At a minimum, good text descriptions of the event file columns are needed in order for users to use the data correctly.

Machine actionable annotation with HED#

The difficulty with just providing text descriptions of the event file columns and their contents is that users will usually be required to write custom code to use your data.

BIDS supports Hierarchical Event Descriptors (HED), which is an infrastructure and a controlled vocabulary that allows you to annotate your events in a manner that can be used directly by tools.

Remember: Most users will not be able to work with your dataset without having meaningful information about the dataset events.

Additional information#

See Task events and Appendix III: Hierarchical Event Descriptors in the BIDS specification for an overview of events before getting started with your own annotation.

The next section provides an overview of the event annotation process and links to helpful guides and tutorials with the details.

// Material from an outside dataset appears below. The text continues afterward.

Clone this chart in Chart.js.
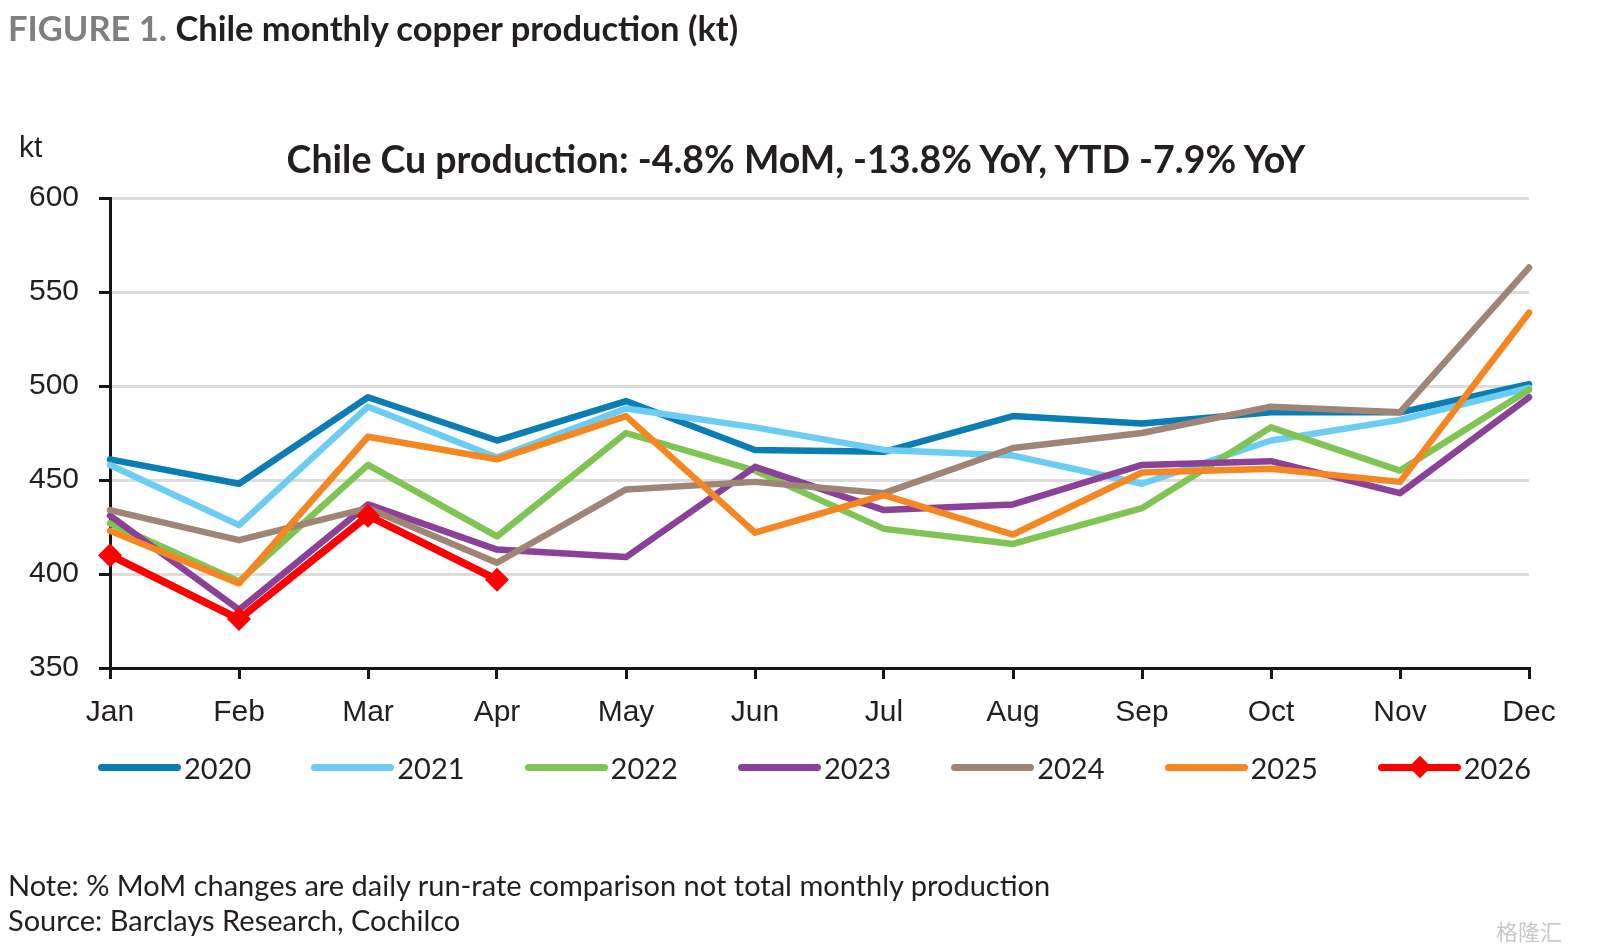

The event annotation process#

The goal of event annotation is to provide information about events needed for effective and correct data analysis.

Ideally, most of this information should be in a single events.json sidecar file located in the root directory of your dataset, where it is easy to find and update.

An overview of how event annotation works in BIDS as well as tutorials about using available online tools to facilitate annotation can be found in the BIDS annotation quickstart.

There are several online tools available at HED Tools Online to help you during this process:

You can extract a ready-to-fill-in JSON sidecar template from a representative events.tsv file in your BIDS dataset. A step-by-step tutorial for doing this can be found in the Create a JSON template tutorial.
Once you have a template, you can start editing the template directory, or you can convert the template to a spreadsheet and edit your annotations in Excel or another tool. Instructions for doing this are available in the Spreadsheet templates tutorial.

This process and templates make it convenient to provide basic descriptions, as well as HED tags for your dataset events.

A HED annotation quickstart outlines a step-by-step process for selecting HED tags during the annotation process.

HED schemas#

The HED tags used to annotate data come from a controlled vocabulary called a HED schema. A HED schema is a structured vocabulary of terms consisting of top-level tags representing general categories in this vocabulary. Each top-level tag is the root of a tree containing tags falling into that category. This structure allows detailed and accurate annotation of events, machine validation of the annotations, and event description-based search across data collected in various studies.

The rules for HED schema vocabularies and HED-compliant tools can be found in the HED Specification.

HED library schemas#

The HED standard schema contains basic terms that are common across most human neuroimaging, behavioral, and physiological experiments. The HED ecosystem schema libraries extend the standard HED schema with structured vocabularies, including terms unique to specific research fields. This allows the expansion of the HED vocabulary in a scalable manner to support specialized data annotations, for instance, electrophysiological events (HED-SCORE) or language stimuli (LISA).

Additional details about particular schemas can be found on the HED schemas documentation page. See HED schema developer’s guide to begin developing your own library schema or contribute to existing HED vocabularies.